#### PROBLEM TO SOLVE:
Tally the lines that contain "chart" and report the total alone.

[START DATA SHOWN]

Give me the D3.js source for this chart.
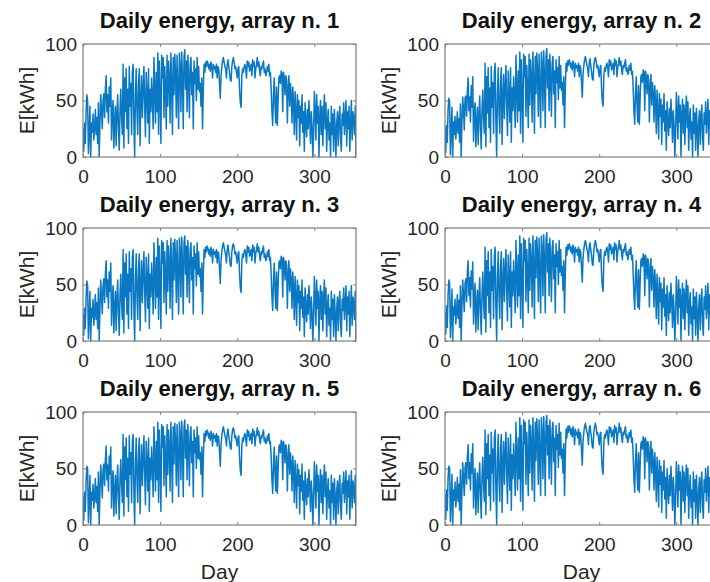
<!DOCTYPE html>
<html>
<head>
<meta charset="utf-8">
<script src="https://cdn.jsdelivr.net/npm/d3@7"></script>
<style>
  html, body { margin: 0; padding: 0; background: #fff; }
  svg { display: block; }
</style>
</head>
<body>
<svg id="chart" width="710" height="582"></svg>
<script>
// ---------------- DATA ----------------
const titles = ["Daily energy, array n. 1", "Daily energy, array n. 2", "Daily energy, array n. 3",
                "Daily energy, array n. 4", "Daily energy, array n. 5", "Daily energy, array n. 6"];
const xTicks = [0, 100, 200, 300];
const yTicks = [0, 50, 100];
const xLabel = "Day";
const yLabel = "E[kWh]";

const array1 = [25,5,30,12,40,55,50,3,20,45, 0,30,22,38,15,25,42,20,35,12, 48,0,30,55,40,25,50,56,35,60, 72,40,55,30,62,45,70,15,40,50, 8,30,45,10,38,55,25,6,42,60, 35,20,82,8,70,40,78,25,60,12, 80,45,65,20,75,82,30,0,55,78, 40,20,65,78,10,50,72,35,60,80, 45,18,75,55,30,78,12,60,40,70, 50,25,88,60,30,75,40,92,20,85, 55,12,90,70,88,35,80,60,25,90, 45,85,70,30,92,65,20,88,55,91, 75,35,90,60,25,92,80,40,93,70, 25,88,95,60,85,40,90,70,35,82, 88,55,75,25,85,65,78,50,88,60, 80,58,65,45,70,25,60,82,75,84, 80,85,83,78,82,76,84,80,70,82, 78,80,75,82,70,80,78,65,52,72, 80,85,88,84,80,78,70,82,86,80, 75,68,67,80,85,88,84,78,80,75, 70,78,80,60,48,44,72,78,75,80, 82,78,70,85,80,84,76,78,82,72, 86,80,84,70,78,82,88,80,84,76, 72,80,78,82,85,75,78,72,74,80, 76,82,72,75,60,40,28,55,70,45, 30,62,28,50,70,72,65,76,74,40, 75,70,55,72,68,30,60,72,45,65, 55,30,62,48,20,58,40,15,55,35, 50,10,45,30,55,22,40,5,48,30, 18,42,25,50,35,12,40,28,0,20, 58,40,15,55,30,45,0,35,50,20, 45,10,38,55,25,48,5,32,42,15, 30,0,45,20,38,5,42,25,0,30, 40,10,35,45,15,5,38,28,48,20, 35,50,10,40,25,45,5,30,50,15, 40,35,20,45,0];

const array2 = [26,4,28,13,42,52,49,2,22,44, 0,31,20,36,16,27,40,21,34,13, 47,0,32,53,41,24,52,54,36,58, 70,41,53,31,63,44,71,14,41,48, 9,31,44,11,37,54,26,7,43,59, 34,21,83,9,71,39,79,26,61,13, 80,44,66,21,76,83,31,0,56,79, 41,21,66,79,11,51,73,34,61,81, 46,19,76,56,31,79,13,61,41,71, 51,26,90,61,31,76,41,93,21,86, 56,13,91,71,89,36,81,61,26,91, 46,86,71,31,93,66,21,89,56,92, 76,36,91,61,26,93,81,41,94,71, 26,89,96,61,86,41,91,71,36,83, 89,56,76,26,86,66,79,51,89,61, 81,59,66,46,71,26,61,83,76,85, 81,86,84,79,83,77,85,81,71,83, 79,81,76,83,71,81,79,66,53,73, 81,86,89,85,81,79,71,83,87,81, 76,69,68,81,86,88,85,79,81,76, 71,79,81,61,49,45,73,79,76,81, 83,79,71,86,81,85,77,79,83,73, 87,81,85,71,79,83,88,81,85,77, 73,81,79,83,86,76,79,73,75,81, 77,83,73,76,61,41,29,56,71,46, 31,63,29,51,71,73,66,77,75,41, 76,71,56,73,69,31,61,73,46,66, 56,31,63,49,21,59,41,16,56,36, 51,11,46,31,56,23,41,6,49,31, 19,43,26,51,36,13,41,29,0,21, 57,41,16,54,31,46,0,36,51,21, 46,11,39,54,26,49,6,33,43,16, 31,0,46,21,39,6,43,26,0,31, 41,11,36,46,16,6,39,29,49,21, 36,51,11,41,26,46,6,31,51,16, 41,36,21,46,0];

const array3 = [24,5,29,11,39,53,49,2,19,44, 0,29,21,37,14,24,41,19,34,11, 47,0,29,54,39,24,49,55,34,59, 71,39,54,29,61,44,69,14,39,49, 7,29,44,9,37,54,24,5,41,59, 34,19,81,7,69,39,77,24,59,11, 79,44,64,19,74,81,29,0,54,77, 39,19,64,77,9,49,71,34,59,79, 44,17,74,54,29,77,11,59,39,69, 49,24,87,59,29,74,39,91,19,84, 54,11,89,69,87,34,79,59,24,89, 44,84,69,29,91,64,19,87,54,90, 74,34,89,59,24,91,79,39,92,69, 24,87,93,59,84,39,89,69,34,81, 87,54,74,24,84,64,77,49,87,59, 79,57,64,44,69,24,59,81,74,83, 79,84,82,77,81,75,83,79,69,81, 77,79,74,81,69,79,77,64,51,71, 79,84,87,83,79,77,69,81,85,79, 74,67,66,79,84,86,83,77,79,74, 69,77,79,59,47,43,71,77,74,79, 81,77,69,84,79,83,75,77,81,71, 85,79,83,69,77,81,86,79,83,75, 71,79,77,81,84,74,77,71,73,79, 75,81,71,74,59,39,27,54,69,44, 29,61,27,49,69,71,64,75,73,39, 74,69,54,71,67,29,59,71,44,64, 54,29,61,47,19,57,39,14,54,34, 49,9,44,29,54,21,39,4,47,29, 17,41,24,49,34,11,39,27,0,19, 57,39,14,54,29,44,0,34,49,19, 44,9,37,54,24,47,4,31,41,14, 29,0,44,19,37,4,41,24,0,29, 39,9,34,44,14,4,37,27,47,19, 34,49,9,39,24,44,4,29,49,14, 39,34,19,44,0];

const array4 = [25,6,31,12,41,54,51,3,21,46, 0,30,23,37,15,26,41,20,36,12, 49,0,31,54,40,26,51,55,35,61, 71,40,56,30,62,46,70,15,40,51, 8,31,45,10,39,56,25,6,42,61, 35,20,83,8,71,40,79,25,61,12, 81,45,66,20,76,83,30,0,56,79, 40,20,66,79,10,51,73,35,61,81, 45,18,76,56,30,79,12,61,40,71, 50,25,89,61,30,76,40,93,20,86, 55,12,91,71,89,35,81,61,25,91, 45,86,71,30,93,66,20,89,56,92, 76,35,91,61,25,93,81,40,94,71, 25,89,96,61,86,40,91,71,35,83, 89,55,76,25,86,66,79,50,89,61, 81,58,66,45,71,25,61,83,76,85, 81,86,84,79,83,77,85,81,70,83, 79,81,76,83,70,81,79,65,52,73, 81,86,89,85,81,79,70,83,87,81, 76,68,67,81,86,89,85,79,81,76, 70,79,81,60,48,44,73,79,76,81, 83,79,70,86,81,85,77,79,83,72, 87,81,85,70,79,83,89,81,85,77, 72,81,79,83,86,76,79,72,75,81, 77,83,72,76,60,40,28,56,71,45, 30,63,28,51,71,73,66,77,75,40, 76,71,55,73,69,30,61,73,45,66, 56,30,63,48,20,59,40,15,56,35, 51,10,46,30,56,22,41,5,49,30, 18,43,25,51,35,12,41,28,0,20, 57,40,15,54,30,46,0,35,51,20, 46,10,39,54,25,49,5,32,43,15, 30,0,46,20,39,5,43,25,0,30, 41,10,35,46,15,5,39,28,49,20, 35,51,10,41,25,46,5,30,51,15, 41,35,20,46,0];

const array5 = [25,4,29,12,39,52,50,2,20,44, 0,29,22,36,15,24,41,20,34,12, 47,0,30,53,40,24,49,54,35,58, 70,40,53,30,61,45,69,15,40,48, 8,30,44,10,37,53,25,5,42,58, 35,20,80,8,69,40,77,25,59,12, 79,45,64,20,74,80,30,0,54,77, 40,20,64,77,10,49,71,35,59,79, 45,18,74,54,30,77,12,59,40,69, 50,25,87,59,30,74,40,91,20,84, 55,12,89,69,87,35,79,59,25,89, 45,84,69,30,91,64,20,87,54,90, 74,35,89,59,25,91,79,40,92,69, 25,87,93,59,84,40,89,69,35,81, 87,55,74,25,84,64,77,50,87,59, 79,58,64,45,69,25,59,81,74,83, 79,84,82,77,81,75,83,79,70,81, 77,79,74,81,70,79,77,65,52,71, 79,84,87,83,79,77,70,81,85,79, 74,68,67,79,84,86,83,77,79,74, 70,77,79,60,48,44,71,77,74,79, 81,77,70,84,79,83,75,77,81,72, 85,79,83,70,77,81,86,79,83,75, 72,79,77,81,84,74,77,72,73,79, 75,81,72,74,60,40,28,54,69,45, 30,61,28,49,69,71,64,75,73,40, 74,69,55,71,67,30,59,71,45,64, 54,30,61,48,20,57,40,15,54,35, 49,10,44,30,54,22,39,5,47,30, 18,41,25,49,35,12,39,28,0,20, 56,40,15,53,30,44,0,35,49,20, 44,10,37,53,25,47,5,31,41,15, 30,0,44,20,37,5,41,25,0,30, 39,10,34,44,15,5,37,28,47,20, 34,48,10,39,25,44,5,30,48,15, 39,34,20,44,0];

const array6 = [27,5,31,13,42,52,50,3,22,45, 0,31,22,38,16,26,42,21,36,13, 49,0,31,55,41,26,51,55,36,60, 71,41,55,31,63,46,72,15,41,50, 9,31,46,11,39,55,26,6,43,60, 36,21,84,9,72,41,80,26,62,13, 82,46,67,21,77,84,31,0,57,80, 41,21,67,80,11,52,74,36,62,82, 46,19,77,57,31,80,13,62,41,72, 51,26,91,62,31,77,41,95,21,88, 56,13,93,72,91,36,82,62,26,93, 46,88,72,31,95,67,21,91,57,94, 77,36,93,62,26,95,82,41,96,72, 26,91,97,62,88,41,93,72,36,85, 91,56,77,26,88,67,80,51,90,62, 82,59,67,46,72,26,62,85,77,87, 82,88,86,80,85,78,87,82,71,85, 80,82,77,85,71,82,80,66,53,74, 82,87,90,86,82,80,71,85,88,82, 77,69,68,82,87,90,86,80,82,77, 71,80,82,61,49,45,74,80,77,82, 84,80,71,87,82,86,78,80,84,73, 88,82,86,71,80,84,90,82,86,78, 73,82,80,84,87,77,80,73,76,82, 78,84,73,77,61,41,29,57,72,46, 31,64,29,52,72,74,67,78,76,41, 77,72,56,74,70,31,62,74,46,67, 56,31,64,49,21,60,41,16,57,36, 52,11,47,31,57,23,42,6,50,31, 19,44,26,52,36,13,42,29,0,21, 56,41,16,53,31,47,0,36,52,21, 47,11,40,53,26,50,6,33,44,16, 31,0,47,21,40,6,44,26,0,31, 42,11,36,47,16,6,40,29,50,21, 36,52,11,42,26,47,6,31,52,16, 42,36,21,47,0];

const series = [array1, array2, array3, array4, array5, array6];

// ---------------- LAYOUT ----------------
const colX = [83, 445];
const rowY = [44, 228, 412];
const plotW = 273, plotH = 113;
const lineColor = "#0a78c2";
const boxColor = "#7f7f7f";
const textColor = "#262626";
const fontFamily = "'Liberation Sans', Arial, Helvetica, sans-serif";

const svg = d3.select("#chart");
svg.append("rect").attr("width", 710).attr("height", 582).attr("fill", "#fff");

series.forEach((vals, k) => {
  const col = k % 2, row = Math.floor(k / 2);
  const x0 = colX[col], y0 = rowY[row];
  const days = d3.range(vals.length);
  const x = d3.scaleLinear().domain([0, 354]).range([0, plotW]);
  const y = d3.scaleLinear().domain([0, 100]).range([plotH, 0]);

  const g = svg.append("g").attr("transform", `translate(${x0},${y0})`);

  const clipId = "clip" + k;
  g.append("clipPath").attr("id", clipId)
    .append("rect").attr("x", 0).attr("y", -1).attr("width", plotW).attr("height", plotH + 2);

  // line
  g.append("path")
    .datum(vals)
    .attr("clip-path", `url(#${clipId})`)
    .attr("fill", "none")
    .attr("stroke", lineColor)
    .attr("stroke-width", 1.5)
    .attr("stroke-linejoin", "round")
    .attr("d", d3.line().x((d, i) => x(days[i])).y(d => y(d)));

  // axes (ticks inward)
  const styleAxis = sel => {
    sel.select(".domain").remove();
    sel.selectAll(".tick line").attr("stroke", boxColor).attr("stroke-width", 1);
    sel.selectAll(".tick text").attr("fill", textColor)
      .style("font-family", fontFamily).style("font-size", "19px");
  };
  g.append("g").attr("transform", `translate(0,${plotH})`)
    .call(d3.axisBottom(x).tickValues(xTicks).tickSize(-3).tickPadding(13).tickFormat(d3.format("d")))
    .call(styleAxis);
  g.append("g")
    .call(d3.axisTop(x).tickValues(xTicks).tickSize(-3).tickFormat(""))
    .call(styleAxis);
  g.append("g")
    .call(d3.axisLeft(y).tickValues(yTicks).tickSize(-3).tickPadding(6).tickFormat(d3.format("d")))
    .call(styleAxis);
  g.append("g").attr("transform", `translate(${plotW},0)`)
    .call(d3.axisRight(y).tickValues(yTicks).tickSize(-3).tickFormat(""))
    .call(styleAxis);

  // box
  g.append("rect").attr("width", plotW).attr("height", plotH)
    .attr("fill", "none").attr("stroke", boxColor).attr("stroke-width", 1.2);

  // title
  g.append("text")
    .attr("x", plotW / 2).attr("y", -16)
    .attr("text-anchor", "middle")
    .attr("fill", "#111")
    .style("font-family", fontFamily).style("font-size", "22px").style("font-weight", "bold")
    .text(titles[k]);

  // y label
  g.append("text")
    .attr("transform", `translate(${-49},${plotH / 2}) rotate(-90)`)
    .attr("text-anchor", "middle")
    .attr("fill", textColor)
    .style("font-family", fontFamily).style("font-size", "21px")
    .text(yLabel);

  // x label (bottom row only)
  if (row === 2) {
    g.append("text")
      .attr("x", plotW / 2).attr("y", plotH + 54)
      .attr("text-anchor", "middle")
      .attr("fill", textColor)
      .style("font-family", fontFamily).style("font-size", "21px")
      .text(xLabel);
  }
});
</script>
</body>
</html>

[END DATA SHOWN]

#### CORRECT RESULT:
3